◆ Exercise aim: In the entries below, find the line with "Give me the SVG source for this diagram." and the line with "import plotly.graph_objects as go", then retype both and everything between them exactly. Do not copy the pictures.
# # # # # # #
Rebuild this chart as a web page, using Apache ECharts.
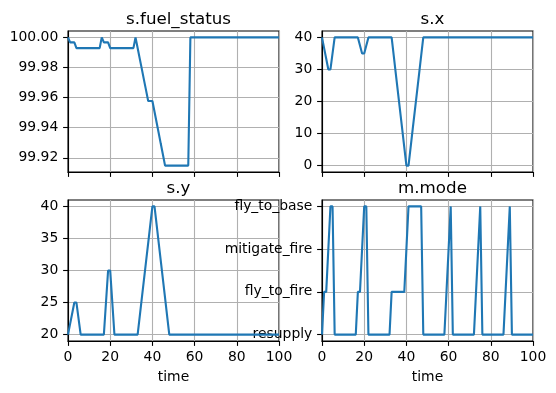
<!DOCTYPE html>
<html>
<head>
<meta charset="utf-8">
<script src="https://cdn.jsdelivr.net/npm/echarts@6/dist/echarts.min.js"></script>
<style>
html,body{margin:0;padding:0;background:#fff;}
#chart{width:556px;height:393px;}
</style>
</head>
<body>
<div id="chart"></div>
<script>
const time = [0,1,2,3,4,5,6,7,8,9,10,11,12,13,14,15,16,17,18,19,20,21,22,23,24,25,26,27,28,29,30,31,32,33,34,35,36,37,38,39,40,41,42,43,44,45,46,47,48,49,50,51,52,53,54,55,56,57,58,59,60,61,62,63,64,65,66,67,68,69,70,71,72,73,74,75,76,77,78,79,80,81,82,83,84,85,86,87,88,89,90,91,92,93,94,95,96,97,98,99,100];

const fuelStatus = [100,
 99.9967,99.9967,99.9967,
 99.9929,99.9929,99.9929,99.9929,99.9929,99.9929,99.9929,99.9929,99.9929,99.9929,99.9929,99.9929,
 100,
 99.9967,99.9967,99.9967,
 99.9929,99.9929,99.9929,99.9929,99.9929,99.9929,99.9929,99.9929,99.9929,99.9929,99.9929,99.9929,
 100,
 99.9930,99.9859,99.9789,99.9718,99.9648,
 99.9577,99.9577,99.9577,
 99.9506,99.9434,99.9363,99.9291,99.9220,
 99.9148,99.9148,99.9148,99.9148,99.9148,99.9148,99.9148,99.9148,99.9148,99.9148,99.9148,99.9148,
 100,100,100,100,100,100,100,100,100,100,100,100,100,100,100,100,100,100,100,100,100,100,100,100,100,100,100,100,100,100,100,100,100,100,100,100,100,100,100,100,100,100,100];

const posX = [40,36.67,33.33,30,30,35,
 40,40,40,40,40,40,40,40,40,40,40,40,
 37.5,35,35,37.5,
 40,40,40,40,40,40,40,40,40,40,40,40,
 34.29,28.57,22.86,17.14,11.43,5.71,0,
 0,
 5.71,11.43,17.14,22.86,28.57,34.29,
 40,40,40,40,40,40,40,40,40,40,40,40,40,40,40,40,40,40,40,40,40,40,40,40,40,40,40,40,40,40,40,40,40,40,40,40,40,40,40,40,40,40,40,40,40,40,40,40,40,40,40,40,40];

const posY = [20,21.67,23.33,25,25,22.5,
 20,20,20,20,20,20,20,20,20,20,20,20,
 25,30,30,25,
 20,20,20,20,20,20,20,20,20,20,20,20,
 22.86,25.71,28.57,31.43,34.29,37.14,40,
 40,
 37.14,34.29,31.43,28.57,25.71,22.86,
 20,20,20,20,20,20,20,20,20,20,20,20,20,20,20,20,20,20,20,20,20,20,20,20,20,20,20,20,20,20,20,20,20,20,20,20,20,20,20,20,20,20,20,20,20,20,20,20,20,20,20,20,20];

const modeCategories = ['resupply','fly_to_fire','mitigate_fire','fly_to_base'];

const mode = ['resupply','fly_to_fire','fly_to_fire','mitigate_fire','fly_to_base','fly_to_base',
 'resupply','resupply','resupply','resupply','resupply','resupply','resupply','resupply','resupply','resupply','resupply',
 'fly_to_fire','fly_to_fire','mitigate_fire','fly_to_base','fly_to_base',
 'resupply','resupply','resupply','resupply','resupply','resupply','resupply','resupply','resupply','resupply','resupply',
 'fly_to_fire','fly_to_fire','fly_to_fire','fly_to_fire','fly_to_fire','fly_to_fire','fly_to_fire',
 'mitigate_fire',
 'fly_to_base','fly_to_base','fly_to_base','fly_to_base','fly_to_base','fly_to_base','fly_to_base',
 'resupply','resupply','resupply','resupply','resupply','resupply','resupply','resupply','resupply','resupply','resupply',
 'fly_to_fire','mitigate_fire','fly_to_base',
 'resupply','resupply','resupply','resupply','resupply','resupply','resupply','resupply','resupply','resupply','resupply',
 'fly_to_fire','mitigate_fire','fly_to_base',
 'resupply','resupply','resupply','resupply','resupply','resupply','resupply','resupply','resupply','resupply','resupply',
 'fly_to_fire','mitigate_fire','fly_to_base',
 'resupply','resupply','resupply','resupply','resupply','resupply','resupply','resupply','resupply','resupply','resupply'];

const titles = ['s.fuel_status','s.x','s.y','m.mode'];
const fuelTicks = [99.92,99.94,99.96,99.98,100.00];
const xTicks = [0,10,20,30,40];
const yTicks = [20,25,30,35,40];
const modeTicks = [0,1,2,3];

const FONT = 'DejaVu Sans';
const chart = echarts.init(document.getElementById('chart'), null, {renderer:'canvas'});

const grids = [
  {left:68, top:31, width:211, height:141},
  {left:322, top:31, width:211, height:141},
  {left:68, top:200, width:211, height:141},
  {left:322, top:200, width:211, height:141}
];

function xAxisCfg(i){
  const bottom = i >= 2;
  return {
    type:'value', gridIndex:i, min:0, max:100, interval:20,
    axisLine:{show:true, onZero:false, lineStyle:{color:'#000', width:1.1}},
    axisTick:{show:true, length:4.9, lineStyle:{color:'#000', width:1.1}},
    axisLabel:{show:bottom, fontSize:13.9, color:'#000', fontFamily:FONT, margin:9},
    splitLine:{show:true, lineStyle:{color:'#b0b0b0', width:1.1}},
    name: bottom ? 'time' : '',
    nameLocation:'middle', nameGap:29,
    nameTextStyle:{fontSize:13.9, color:'#000', fontFamily:FONT}
  };
}
function yAxisCfg(i, min, max, ticks, fmt){
  return {
    type:'value', gridIndex:i, min:min, max:max,
    axisLine:{show:true, onZero:false, lineStyle:{color:'#000', width:1.1}},
    axisTick:{show:true, length:4.9, customValues:ticks, lineStyle:{color:'#000', width:1.1}},
    axisLabel:{show:true, customValues:ticks, fontSize:13.9, color:'#000', fontFamily:FONT, margin:9.7, formatter:fmt},
    splitLine:{show:true, lineStyle:{color:'#b0b0b0', width:1.1}}
  };
}

function lineSeries(i, values){
  return {
    type:'line', xAxisIndex:i, yAxisIndex:i,
    data: time.map((t,k)=>[t, values[k]]),
    showSymbol:false, symbol:'none',
    lineStyle:{color:'#1f77b4', width:2.1},
    itemStyle:{color:'#1f77b4'},
    animation:false
  };
}

const modeIdx = mode.map(m => modeCategories.indexOf(m));

const option = {
  backgroundColor:'#fff',
  animation:false,
  title: titles.map((t,i)=>({
    text:t,
    left: grids[i].left + grids[i].width/2,
    top: i < 2 ? 6 : 175,
    textAlign:'center',
    textStyle:{fontSize:16.7, fontWeight:'normal', color:'#000', fontFamily:FONT}
  })),
  grid: grids.map(g=>Object.assign({show:true, borderColor:'#000', borderWidth:1.1, backgroundColor:'transparent'}, g)),
  xAxis:[0,1,2,3].map(xAxisCfg),
  yAxis:[
    yAxisCfg(0, 99.91054, 100.00426, fuelTicks, v=>Number(v).toFixed(2)),
    yAxisCfg(1, -2, 42, xTicks, v=>String(v)),
    yAxisCfg(2, 19, 41, yTicks, v=>String(v)),
    yAxisCfg(3, -0.15, 3.15, modeTicks, v=>modeCategories[Math.round(v)])
  ],
  series:[
    lineSeries(0, fuelStatus),
    lineSeries(1, posX),
    lineSeries(2, posY),
    lineSeries(3, modeIdx)
  ]
};
chart.setOption(option);
</script>
</body>
</html>
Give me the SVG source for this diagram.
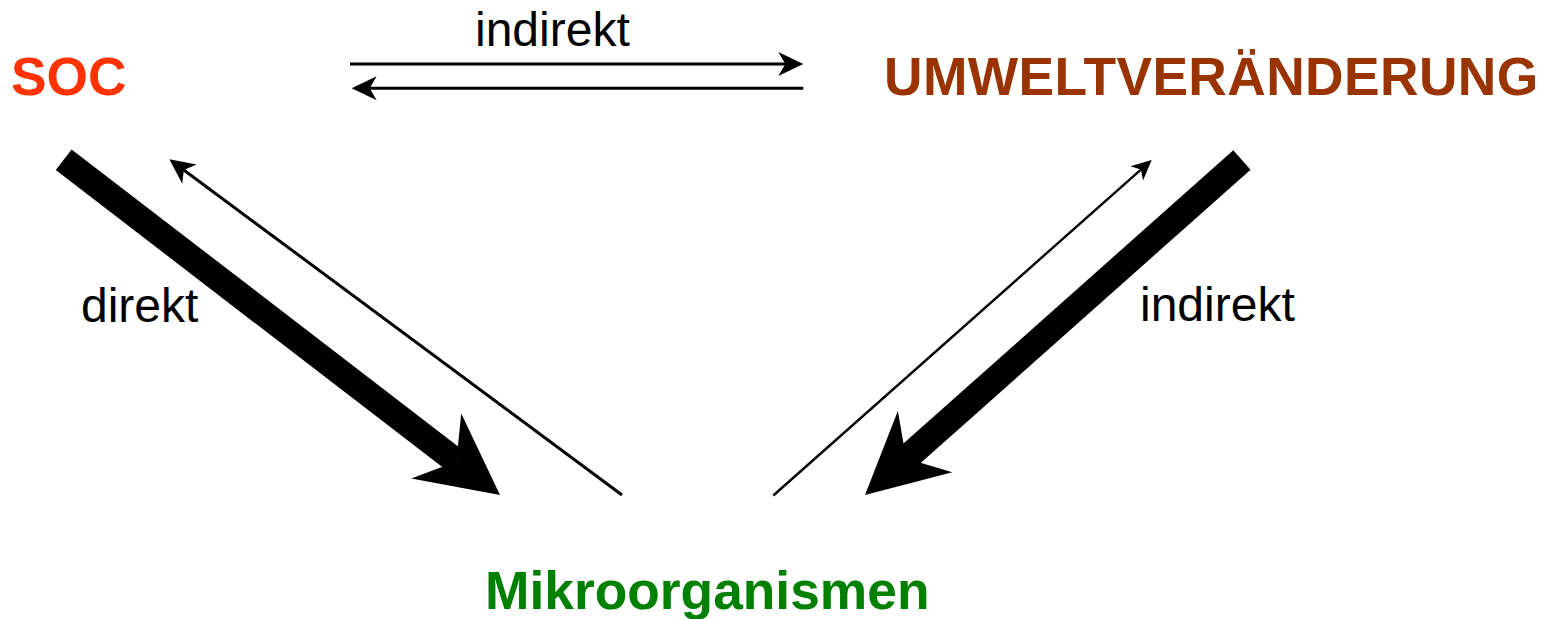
<svg xmlns="http://www.w3.org/2000/svg" width="1550" height="619" viewBox="0 0 1550 619">
<style>
.lbl{font-family:"Liberation Sans",Arial,sans-serif;font-size:48px;fill:#000}
.node{font-family:"Liberation Sans",Arial,sans-serif;font-size:53.33px;font-weight:bold}
.thin{fill:none;stroke:#000;marker-end:url(#hThin)}
.thick{fill:none;stroke:#000;stroke-width:26;marker-end:url(#hThick)}
</style>
<defs>
<marker id="hThin" orient="auto" overflow="visible" refX="0" refY="0" markerWidth="10" markerHeight="10">
<path d="M-2.33,-4 L6,0 L-2.33,4 L0,0 Z" fill="#000"/>
</marker>
<marker id="hThick" orient="auto" overflow="visible" refX="0" refY="0" markerWidth="5" markerHeight="5">
<path d="M-0.977,-1.577 L2.115,0 L-0.977,1.577 L0,0 Z" fill="#000"/>
</marker>
</defs>
<rect width="1550" height="619" fill="#fff"/>
<g id="connectors">
<line class="thin" x1="350" y1="64" x2="785.3" y2="64" stroke-width="3"/>
<line class="thin" x1="803.3" y1="88.3" x2="369.7" y2="88.3" stroke-width="3"/>
<line class="thick" x1="63.7" y1="159.7" x2="456.4" y2="461.5"/>
<line class="thin" x1="622" y1="495" x2="183.8" y2="170" stroke-width="3"/>
<line class="thick" x1="1241.9" y1="160" x2="906.1" y2="458.5"/>
<line class="thin" x1="773.3" y1="495.5" x2="1140.9" y2="169.6" stroke-width="2.4"/>
<text class="lbl" x="475" y="46">indirekt</text>
<text class="lbl" x="81" y="322">direkt</text>
<text class="lbl" x="1140" y="321">indirekt</text>
</g>
<g id="soc"><text class="node" x="11" y="95" fill="#FF3300">SOC</text></g>
<g id="umwelt"><text class="node" x="884" y="95" fill="#993300" letter-spacing="0.4">UMWELTVERÄNDERUNG</text></g>
<g id="mikro"><text class="node" x="485" y="609" fill="#008000">Mikroorganismen</text></g>
</svg>
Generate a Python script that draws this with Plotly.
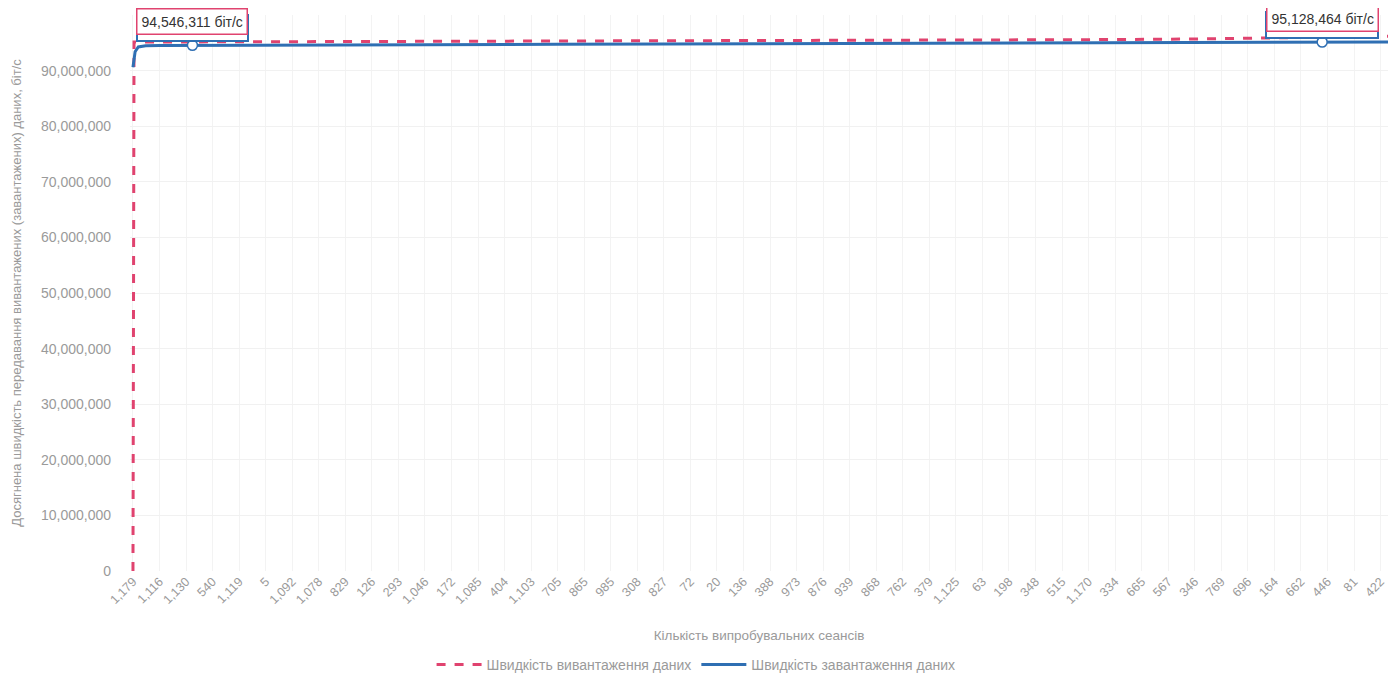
import plotly.graph_objects as go

# Session numbers shown as x tick labels (every 25th session in sorted order)
sessions = ["1,179", "1,116", "1,130", "540", "1,119", "5", "1,092", "1,078", "829", "126",
            "293", "1,046", "172", "1,085", "404", "1,103", "705", "865", "985", "308",
            "827", "72", "20", "136", "388", "973", "876", "939", "868", "762",
            "379", "1,125", "63", "198", "348", "515", "1,170", "334", "665", "567",
            "346", "769", "696", "164", "662", "446", "81", "422"]
label_step = 25  # sessions between consecutive labels

# Upload (вивантаження) speed, bit/s, at ranks in the sorted session order
upload_rank = [0, 1, 100, 200, 300, 400, 500, 600, 700, 800, 900, 1000, 1100, 1150, 1183]
upload_speed = [0, 95.14e6, 95.18e6, 95.22e6, 95.25e6, 95.29e6, 95.32e6, 95.35e6, 95.40e6,
                95.46e6, 95.56e6, 95.68e6, 95.90e6, 96.05e6, 96.2e6]

# Download (завантаження) speed, bit/s
download_rank = [0, 2, 5, 12, 25, 56, 100, 200, 300, 400, 500, 600, 700, 800, 900, 1000, 1100, 1120, 1183]
download_speed = [90.6e6, 93.4e6, 94.25e6, 94.48e6, 94.52e6, 94546311, 94.57e6, 94.62e6, 94.67e6,
                  94.72e6, 94.77e6, 94.81e6, 94.86e6, 94.91e6, 94.97e6, 95.03e6, 95.11e6, 95128464, 95.16e6]

annotated_pos = [5, 17]  # indices into download arrays

y_ticks = [0, 10e6, 20e6, 30e6, 40e6, 50e6, 60e6, 70e6, 80e6, 90e6]

RED = "#e0436f"
BLUE = "#2f6fb3"
GREY = "#9a9a9a"
FONT = "Liberation Sans"

fig = go.Figure()
fig.add_trace(go.Scatter(
    x=upload_rank, y=upload_speed, mode="lines",
    name="Швидкість вивантаження даних",
    line=dict(color=RED, width=3, dash="dash"),
))
fig.add_trace(go.Scatter(
    x=download_rank, y=download_speed, mode="lines",
    name="Швидкість завантаження даних",
    line=dict(color=BLUE, width=3),
))
fig.add_trace(go.Scatter(
    x=[download_rank[i] for i in annotated_pos],
    y=[download_speed[i] for i in annotated_pos],
    mode="markers", showlegend=False, hoverinfo="skip",
    marker=dict(size=10, color="white", line=dict(color=BLUE, width=1.5)),
))

for i in annotated_pos:
    txt = f"{download_speed[i]:,.0f} біт/с"
    fig.add_annotation(x=download_rank[i], y=download_speed[i], text=txt, showarrow=False,
                       yanchor="bottom", yshift=3, font=dict(size=14, color="rgba(0,0,0,0)",
                                                             family=FONT),
                       bordercolor=BLUE, borderwidth=2, borderpad=4, bgcolor="white")
    fig.add_annotation(x=download_rank[i], y=download_speed[i], text=txt, showarrow=False,
                       yanchor="bottom", yshift=10, font=dict(size=14, color="#333333",
                                                              family=FONT),
                       bordercolor=RED, borderwidth=1.5, borderpad=4, bgcolor="white")

tick_positions = [k * label_step for k in range(len(sessions))]

fig.update_layout(
    width=1380, height=665,
    margin=dict(l=122, r=0, t=7, b=102, autoexpand=False),
    plot_bgcolor="white", paper_bgcolor="white",
    font=dict(family=FONT, size=13, color=GREY),
    legend=dict(orientation="h", xref="container", yref="container",
                x=0.4986, xanchor="center", y=0.012, yanchor="middle",
                font=dict(size=14, color=GREY, family=FONT), itemwidth=45),
)
fig.update_xaxes(
    range=[-2.8, 1182], tickvals=tick_positions, ticktext=sessions,
    tickangle=-45, automargin=False, ticklabeloverflow="allow",
    tickfont=dict(size=12.5, color=GREY, family=FONT),
    showgrid=True, gridcolor="#f3f3f3", showline=False, zeroline=False,
    title=dict(text="Кількість випробувальних сеансів", font=dict(size=13.5, color=GREY, family=FONT),
               standoff=24),
)
fig.update_yaxes(
    range=[0, 100e6], tickvals=y_ticks, tickformat=",", automargin=False,
    tickfont=dict(size=14, color=GREY, family=FONT), ticklabelstandoff=18,
    showgrid=True, gridcolor="#f1f1f1", zeroline=False, showline=False,
    title=dict(text="Досягнена швидкість передавання вивантажених (завантажених) даних, біт/с",
               font=dict(size=13, color=GREY, family=FONT), standoff=16),
)

fig.write_html("out.html")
# # # # # # #
◆ Right answer:
Give me the SVG source for this diagram.
<svg xmlns="http://www.w3.org/2000/svg" width="1550" height="619" viewBox="0 0 1550 619">
<style>
.lbl{font-family:"Liberation Sans",Arial,sans-serif;font-size:48px;fill:#000}
.node{font-family:"Liberation Sans",Arial,sans-serif;font-size:53.33px;font-weight:bold}
.thin{fill:none;stroke:#000;marker-end:url(#hThin)}
.thick{fill:none;stroke:#000;stroke-width:26;marker-end:url(#hThick)}
</style>
<defs>
<marker id="hThin" orient="auto" overflow="visible" refX="0" refY="0" markerWidth="10" markerHeight="10">
<path d="M-2.33,-4 L6,0 L-2.33,4 L0,0 Z" fill="#000"/>
</marker>
<marker id="hThick" orient="auto" overflow="visible" refX="0" refY="0" markerWidth="5" markerHeight="5">
<path d="M-0.977,-1.577 L2.115,0 L-0.977,1.577 L0,0 Z" fill="#000"/>
</marker>
</defs>
<rect width="1550" height="619" fill="#fff"/>
<g id="connectors">
<line class="thin" x1="350" y1="64" x2="785.3" y2="64" stroke-width="3"/>
<line class="thin" x1="803.3" y1="88.3" x2="369.7" y2="88.3" stroke-width="3"/>
<line class="thick" x1="63.7" y1="159.7" x2="456.4" y2="461.5"/>
<line class="thin" x1="622" y1="495" x2="183.8" y2="170" stroke-width="3"/>
<line class="thick" x1="1241.9" y1="160" x2="906.1" y2="458.5"/>
<line class="thin" x1="773.3" y1="495.5" x2="1140.9" y2="169.6" stroke-width="2.4"/>
<text class="lbl" x="475" y="46">indirekt</text>
<text class="lbl" x="81" y="322">direkt</text>
<text class="lbl" x="1140" y="321">indirekt</text>
</g>
<g id="soc"><text class="node" x="11" y="95" fill="#FF3300">SOC</text></g>
<g id="umwelt"><text class="node" x="884" y="95" fill="#993300" letter-spacing="0.4">UMWELTVERÄNDERUNG</text></g>
<g id="mikro"><text class="node" x="485" y="609" fill="#008000">Mikroorganismen</text></g>
</svg>
Generate a Python script that draws this with Plotly.
import plotly.graph_objects as go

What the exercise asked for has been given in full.